On Any Saturday

I'm knocking on the laminated wood of my desk as I write this, but it looks like I finally have my CB550 almost entirely sorted out. The new fuel tank is leaky, but it only leaks around the cap. And a few zip ties have turned the transparent blue fuel lines that my friend Josh and I installed a few weeks ago from fire-spraying nightmares into perfectly usable items. The stumbling and hesitations I'm getting with every change of the throttle opening indicate that I still need a carb rebuild, but I'll probably put that off until the winter. All in all, I covered nearly fifty trouble-free miles on the ol' 75 between Saturday evening and Sunday afternoon.
The best news of all: adding a second motorcycle to my insurance policy actually dropped my rate. I suppose they figure that any time I'm not on the VFR is good news, even if that means I'm on a forty-year-old rattletrap. Maybe they're right. Life goes by more slowly behind the handlebars of a fifty-horsepower bike than it does behind the fairing of a 105-horsepower one.
But if what I saw Saturday afternoon is any indication, when it comes to having fun, a twenty-four-volt bike beats both of them, hands down.
Riverside Green Park sits at the end of the street where I lived from the ages of fifteen to eighteen. We unloaded John's little motorcycle and he put on the new jersey he picked out at Competition Accessories earlier in the day. To my immense satisfaction, given a choice of four different colors he picked out the aqua jersey I'd have chosen for myself. Very Eighties BMX, dontcha know.
He's confident now, when he rides. He can operate the kickstand and manipulate the annoyingly stiff fold-down footpegs when they fold up in a minor crash. Rolling down the small hills on the north side of the park, he reaches down and flips off the power switch until he's back level and wants to give it some throttle. I smile to see him do it, because it's just like the way I flip the fuel petcock shut a minute or two before reaching my destination on the CB.
Flashing through the grove of old trees, I see him only intermittently. He's leaning hard from side to side, looking well ahead, sliding the back wheel to get around cramped spots, occasionally dropping a foot like Mert Lawwill entering the fourth turn of a horse track. Across the open field where we used to play touch football thirty years ago, he hits top speed then, as my objection stalls in my throat, flicks left and right to get around a tree and another child who has wandered into his path. Then he's back on the throttle and heading through the trees again.
There's a shallow hole in the ground over near the northwest corner. I spent a few years digging that hole, with my friends. It was the gap between a small-time double jump that started off just a foot tall in 1984 and wound up at waist level four years later. I tell the story about how we turned it into a fairly vicious step-down some time in eighty-seven. Having built the jump, I didn't like the look of it. I'd already hit the trees on both sides of its predecessor more than once in the previous weeks and I thought maybe I'd built the lip too tall. While I discussed the issue with my friends, my ten-year-old brother came hauling ass down the trail and cleared it with room to spare. As I recall, that effectively ended the discussion.

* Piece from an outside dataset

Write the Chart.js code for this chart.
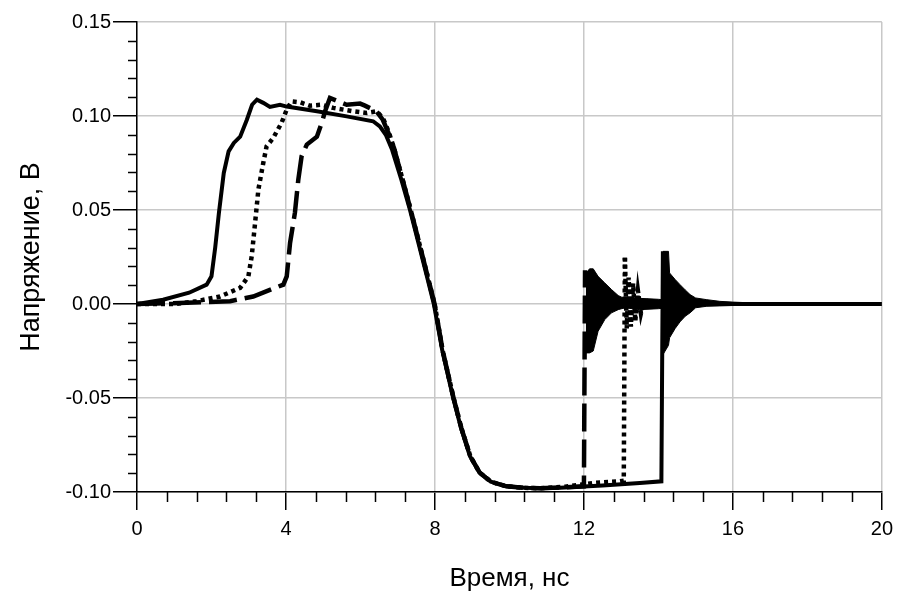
<!DOCTYPE html>
<html>
<head>
<meta charset="utf-8">
<script src="https://cdn.jsdelivr.net/npm/chart.js@4.4.1/dist/chart.umd.min.js"></script>
<style>
html,body{margin:0;padding:0;background:#fff;}
#wrap{width:900px;height:595px;}
</style>
</head>
<body>
<div id="wrap"><canvas id="c" width="900" height="595"></canvas></div>
<script>
var solidT = [0,0.7,1.4,1.87,2.0,2.1,2.2,2.33,2.46,2.6,2.77,2.95,3.09,3.22,3.39,3.57,3.84,4.02,4.83,5.63,6.34,6.52,6.68,6.85,7.1,7.33,7.55,7.78,7.97,8.2,8.49,8.7,8.94,9.2,9.5,9.92,10.4,10.82,11.36,12.5,13.5,14.08,14.12];
var solidV = [0,0.0023,0.006,0.0103,0.0147,0.03,0.0485,0.0697,0.0812,0.0857,0.089,0.098,0.106,0.1087,0.107,0.1048,0.106,0.105,0.1025,0.0998,0.0972,0.0945,0.09,0.082,0.066,0.05,0.033,0.015,0,-0.025,-0.05,-0.066,-0.081,-0.0897,-0.0945,-0.097,-0.0978,-0.098,-0.0978,-0.0965,-0.0952,-0.0943,0.028];

var dotT = [0,1.0,1.6,2.23,2.77,2.99,3.08,3.17,3.26,3.39,3.48,3.66,3.88,4.02,4.15,4.38,4.64,4.96,5.27,5.81,6.17,6.43,6.6,6.75,6.9,7.12,7.35,7.57,7.8,7.99,8.21,8.5,8.71,8.95,9.2,9.5,9.92,10.4,10.82,11.5,12.25,12.97,13.07,13.1];
var dotV = [0,0,0.0015,0.004,0.0086,0.0147,0.0254,0.043,0.061,0.075,0.0839,0.0884,0.0963,0.1034,0.1078,0.1073,0.1055,0.106,0.1043,0.1025,0.1016,0.1025,0.099,0.092,0.083,0.067,0.05,0.033,0.015,0,-0.025,-0.05,-0.066,-0.081,-0.0897,-0.0945,-0.097,-0.0978,-0.098,-0.0972,-0.0952,-0.0943,-0.094,0.0246];

var dashT = [0,1.33,2.5,3.12,3.93,4.02,4.11,4.24,4.33,4.42,4.56,4.83,4.96,5.05,5.18,5.4,5.63,5.99,6.12,6.43,6.6,6.75,6.9,7.12,7.35,7.57,7.8,7.99,8.21,8.5,8.71,8.95,9.2,9.5,9.92,10.4,10.82,11.5,12.0,12.03];
var dashV = [0,0.0006,0.0015,0.004,0.0103,0.0147,0.0325,0.0485,0.066,0.0786,0.0848,0.089,0.0963,0.1025,0.1096,0.1078,0.106,0.1066,0.1055,0.1025,0.098,0.091,0.083,0.067,0.05,0.033,0.015,0,-0.025,-0.05,-0.066,-0.081,-0.0897,-0.0945,-0.097,-0.0978,-0.098,-0.0975,-0.097,0.018];

// затухающие колебания: огибающие (верх/низ)
var dashRingT  = [12.05,12.15,12.25,12.38,12.56,12.74,12.92,13.1,13.5,14.0,14.5,15.0,15.5];
var dashRingHi = [0.016,0.0187,0.0187,0.0147,0.0112,0.0077,0.0045,0.0028,0.003,0.0025,0.0015,0.001,0.0008];
var dashRingLo = [-0.026,-0.026,-0.025,-0.0145,-0.0083,-0.0047,-0.003,-0.002,-0.003,-0.0025,-0.0015,-0.001,-0.0008];

var solidRingT  = [14.12,14.27,14.3,14.45,14.58,14.72,14.85,15.0,15.3,15.65,16.0,16.5];
var solidRingHi = [0.028,0.028,0.0165,0.013,0.0103,0.0075,0.005,0.0032,0.0023,0.0014,0.001,0.0006];
var solidRingLo = [-0.027,-0.022,-0.018,-0.013,-0.0095,-0.0065,-0.0047,-0.002,-0.0012,-0.001,-0.0008,-0.0006];

var dotRingT = [13.1,13.15,13.2,13.26,13.32,13.38,13.45,13.53,13.62,13.75];
var dotRingV = [0.0246,-0.013,0.014,-0.012,0.011,-0.009,0.007,-0.005,0.003,0];

var tailT = [15.5,20];
var tailV = [0,0];

var xTicks = [0,4,8,12,16,20];
var yTicks = [-0.10,-0.05,0.00,0.05,0.10,0.15];

function pts(ts, vs){ return ts.map(function(t,i){ return {x:t, y:vs[i]}; }); }

var FONT = '"Liberation Sans", Arial, sans-serif';

// второстепенные деления осей
var minorTicks = {
  id:'minorTicks',
  afterDraw: function(chart){
    var ctx = chart.ctx, xs = chart.scales.x, ys = chart.scales.y;
    var a = chart.chartArea;
    ctx.save();
    ctx.strokeStyle = '#000'; ctx.lineWidth = 1.5;
    ctx.beginPath();
    for(var i=0;i<=25;i++){
      if(i%5===0) continue;
      var py = Math.round(ys.getPixelForValue(-0.1 + i*0.01)) + 0.5;
      ctx.moveTo(a.left - 9, py); ctx.lineTo(a.left, py);
      var px = Math.round(xs.getPixelForValue(i*0.8)) + 0.5;
      ctx.moveTo(px, a.bottom); ctx.lineTo(px, a.bottom + 10);
    }
    ctx.stroke();
    ctx.restore();
  }
};

function line(data, opts){
  var d = {data:data, borderColor:'#000', backgroundColor:'#000', borderWidth:4.5,
    pointRadius:0, fill:false, tension:0, borderCapStyle:'butt', borderJoinStyle:'miter'};
  for(var k in opts) d[k] = opts[k];
  return d;
}

new Chart(document.getElementById('c'), {
  type:'line',
  data:{ datasets:[
    line(pts(solidT, solidV), {borderWidth:4}),
    line(pts(dotT, dotV), {borderDash:[4,4]}),
    line(pts(dashT, dashV), {borderDash:[28,8]}),
    line(pts(dashRingT, dashRingHi), {borderWidth:1}),
    line(pts(dashRingT, dashRingLo), {borderWidth:1, fill:'-1'}),
    line(pts(solidRingT, solidRingHi), {borderWidth:1}),
    line(pts(solidRingT, solidRingLo), {borderWidth:1, fill:'-1'}),
    line(pts(dotRingT, dotRingV), {borderDash:[4,3]}),
    line(pts(tailT, tailV), {borderWidth:4})
  ]},
  options:{
    responsive:false, animation:false, devicePixelRatio:1,
    layout:{ padding:{left:0, right:18, top:22, bottom:0} },
    plugins:{ legend:{display:false}, tooltip:{enabled:false} },
    scales:{
      x:{
        type:'linear', min:0, max:20,
        afterFit:function(s){ s.height = 103; },
        afterBuildTicks:function(s){ s.ticks = xTicks.map(function(v){ return {value:v}; }); },
        grid:{ color:'#c8c8c8', lineWidth:1.5, tickColor:'#000', tickLength:18, tickWidth:1.5 },
        border:{ color:'#000', width:1.5 },
        ticks:{ color:'#000', font:{family:FONT, size:20}, padding:7, maxRotation:0,
          callback:function(v){ return String(v); } },
        title:{ display:true, text:'Время, нс', color:'#000', font:{family:FONT, size:26}, padding:{top:0,bottom:1} }
      },
      y:{
        type:'linear', min:-0.1, max:0.15,
        afterFit:function(s){ s.width = 137; },
        afterBuildTicks:function(s){ s.ticks = yTicks.map(function(v){ return {value:v}; }); },
        grid:{ color:'#c8c8c8', lineWidth:1.5, tickColor:'#000', tickLength:24, tickWidth:1.5 },
        border:{ color:'#000', width:1.5 },
        ticks:{ color:'#000', font:{family:FONT, size:20}, padding:2,
          callback:function(v){ return Math.abs(v) < 1e-9 ? '0.00' : v.toFixed(2); } },
        title:{ display:true, text:'Напряжение, В', color:'#000', font:{family:FONT, size:27}, padding:{top:15,bottom:0} }
      }
    }
  },
  plugins:[minorTicks]
});
</script>
</body>
</html>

At some point, John misjudges a gap, causing him to hit a tree nice and hard. "I'm okay!" he yells before I can run halfway there. He folds his pegs back down and rides away. If he is feeling hesitant, I can't tell from the whine of the electric motor. A moment later he's bouncing across the open field again.
He really has it, you know. He can really ride, after just a half-dozen stints on the bike. He can ride it slow, with the big motions necessary to get it turned sharply, and he can lean back and ride it fast. He has sympathy for the machine, for the speed of its reactions, for the imperfections inherent in what is really just a children's toy. It's easy to imagine him stretching a GSX-R down the back straight at Mid-Ohio or hip-jumping a 250 at the front of a motocross pack. He's not afraid and he doesn't hesitate to muscle the bars.

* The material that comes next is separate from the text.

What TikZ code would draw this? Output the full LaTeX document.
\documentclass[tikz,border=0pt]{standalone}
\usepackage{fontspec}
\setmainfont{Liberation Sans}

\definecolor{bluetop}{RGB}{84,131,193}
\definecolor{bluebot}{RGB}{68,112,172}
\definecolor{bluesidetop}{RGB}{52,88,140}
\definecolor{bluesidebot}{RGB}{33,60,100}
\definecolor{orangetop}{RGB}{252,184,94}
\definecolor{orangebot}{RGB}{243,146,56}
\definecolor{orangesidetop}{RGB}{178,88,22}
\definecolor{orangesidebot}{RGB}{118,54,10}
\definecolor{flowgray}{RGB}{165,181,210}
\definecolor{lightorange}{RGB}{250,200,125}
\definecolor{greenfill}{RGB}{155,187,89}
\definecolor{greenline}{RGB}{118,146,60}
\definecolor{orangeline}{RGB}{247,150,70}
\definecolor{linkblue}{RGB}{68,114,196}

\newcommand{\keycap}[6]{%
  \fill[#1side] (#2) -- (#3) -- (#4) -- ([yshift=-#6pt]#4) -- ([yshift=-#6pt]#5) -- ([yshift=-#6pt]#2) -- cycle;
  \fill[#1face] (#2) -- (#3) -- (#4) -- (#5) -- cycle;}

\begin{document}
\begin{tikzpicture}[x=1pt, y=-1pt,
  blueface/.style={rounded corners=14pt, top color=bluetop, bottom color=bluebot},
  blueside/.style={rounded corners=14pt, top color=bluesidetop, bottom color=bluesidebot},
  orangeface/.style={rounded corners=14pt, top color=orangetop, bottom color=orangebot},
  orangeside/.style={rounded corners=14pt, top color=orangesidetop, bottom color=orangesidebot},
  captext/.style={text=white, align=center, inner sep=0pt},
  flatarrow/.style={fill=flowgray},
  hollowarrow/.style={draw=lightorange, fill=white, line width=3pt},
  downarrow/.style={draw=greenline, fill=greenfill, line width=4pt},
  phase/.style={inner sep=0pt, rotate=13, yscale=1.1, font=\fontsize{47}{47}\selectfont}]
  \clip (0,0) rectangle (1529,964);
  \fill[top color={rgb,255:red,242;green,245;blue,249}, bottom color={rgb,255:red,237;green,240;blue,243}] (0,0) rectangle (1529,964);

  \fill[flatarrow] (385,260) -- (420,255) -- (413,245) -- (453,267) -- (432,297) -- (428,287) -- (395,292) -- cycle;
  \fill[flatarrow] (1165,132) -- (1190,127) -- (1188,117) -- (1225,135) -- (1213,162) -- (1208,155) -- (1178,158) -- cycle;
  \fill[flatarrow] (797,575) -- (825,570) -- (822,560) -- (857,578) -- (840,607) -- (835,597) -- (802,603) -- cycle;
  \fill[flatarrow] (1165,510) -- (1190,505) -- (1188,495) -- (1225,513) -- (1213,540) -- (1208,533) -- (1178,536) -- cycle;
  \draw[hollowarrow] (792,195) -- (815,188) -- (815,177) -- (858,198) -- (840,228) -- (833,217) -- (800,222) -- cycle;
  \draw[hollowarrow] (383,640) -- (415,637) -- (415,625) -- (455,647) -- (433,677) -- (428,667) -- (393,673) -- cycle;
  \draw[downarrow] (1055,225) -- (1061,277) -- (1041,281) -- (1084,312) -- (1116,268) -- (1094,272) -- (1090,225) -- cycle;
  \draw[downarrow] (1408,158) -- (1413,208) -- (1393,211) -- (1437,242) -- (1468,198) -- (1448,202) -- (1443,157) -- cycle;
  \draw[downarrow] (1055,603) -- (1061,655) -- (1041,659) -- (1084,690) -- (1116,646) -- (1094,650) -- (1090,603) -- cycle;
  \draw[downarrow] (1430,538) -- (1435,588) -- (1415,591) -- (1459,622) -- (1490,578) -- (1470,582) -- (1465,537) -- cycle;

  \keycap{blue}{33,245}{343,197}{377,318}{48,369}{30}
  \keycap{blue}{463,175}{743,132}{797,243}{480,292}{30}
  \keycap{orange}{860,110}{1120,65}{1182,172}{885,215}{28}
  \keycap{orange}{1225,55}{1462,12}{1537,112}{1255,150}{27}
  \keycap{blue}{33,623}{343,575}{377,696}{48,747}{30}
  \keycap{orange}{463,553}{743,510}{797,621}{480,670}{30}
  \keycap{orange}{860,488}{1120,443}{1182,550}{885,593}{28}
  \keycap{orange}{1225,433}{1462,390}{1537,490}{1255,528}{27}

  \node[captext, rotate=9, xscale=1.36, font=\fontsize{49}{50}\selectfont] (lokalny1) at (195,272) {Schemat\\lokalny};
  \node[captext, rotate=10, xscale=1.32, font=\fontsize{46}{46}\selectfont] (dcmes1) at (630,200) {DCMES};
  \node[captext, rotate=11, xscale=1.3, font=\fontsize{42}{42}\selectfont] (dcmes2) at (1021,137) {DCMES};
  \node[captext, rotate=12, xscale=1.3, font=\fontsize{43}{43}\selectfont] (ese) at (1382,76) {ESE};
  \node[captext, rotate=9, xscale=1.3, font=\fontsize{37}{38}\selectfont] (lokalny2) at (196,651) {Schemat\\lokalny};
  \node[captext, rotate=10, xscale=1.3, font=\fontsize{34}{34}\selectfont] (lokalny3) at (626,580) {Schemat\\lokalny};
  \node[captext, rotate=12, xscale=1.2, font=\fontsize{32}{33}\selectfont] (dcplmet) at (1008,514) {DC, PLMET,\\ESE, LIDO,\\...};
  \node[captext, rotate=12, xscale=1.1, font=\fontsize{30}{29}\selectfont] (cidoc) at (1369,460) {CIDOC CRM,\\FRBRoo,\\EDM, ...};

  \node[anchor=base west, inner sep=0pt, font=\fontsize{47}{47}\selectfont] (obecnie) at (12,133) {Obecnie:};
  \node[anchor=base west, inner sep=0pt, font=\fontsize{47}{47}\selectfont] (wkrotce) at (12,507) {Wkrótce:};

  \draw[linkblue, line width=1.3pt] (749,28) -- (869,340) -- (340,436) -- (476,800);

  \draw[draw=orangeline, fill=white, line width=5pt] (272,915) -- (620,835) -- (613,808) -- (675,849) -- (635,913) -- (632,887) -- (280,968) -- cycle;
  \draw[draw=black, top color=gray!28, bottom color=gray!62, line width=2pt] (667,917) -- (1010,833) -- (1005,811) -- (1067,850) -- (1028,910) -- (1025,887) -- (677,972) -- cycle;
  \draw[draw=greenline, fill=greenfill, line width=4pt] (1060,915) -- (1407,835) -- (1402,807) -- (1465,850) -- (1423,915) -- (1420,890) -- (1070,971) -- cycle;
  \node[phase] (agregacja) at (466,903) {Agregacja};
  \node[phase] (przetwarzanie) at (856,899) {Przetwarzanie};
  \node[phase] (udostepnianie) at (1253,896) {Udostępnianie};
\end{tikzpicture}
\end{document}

That evening, I run the CB550 to the redline towards the marked 20mph turn on Jewett Road before clamping the single front disc and bending in hard. I'm on the throttle early as the old Honda drifts to the white line on the outside of the turn. There's no sense in pushing the bike like this, but for just one split-second I can experience a tiny bit of what John must have felt, brushing by the trees at top speed with some lean on the tires, the grass slippery beneath him, six years old, with the open field ahead. Then I think about what he said to CMW after Josh and I enlisted him to bolt the tank down on the CB a few weeks ago.
"I helped," he admitted, before adding "but they didn't really need me. Daddy could have done it without me." As I grabbed fourth gear and felt the CB skitter beneath me on the gravel at the shoulder's edge, I had to laugh. At his annoyance, at his desire to do more, at his childish, trusting idea that, in the year and months since January 2014, I could do anything, anything at all, without him.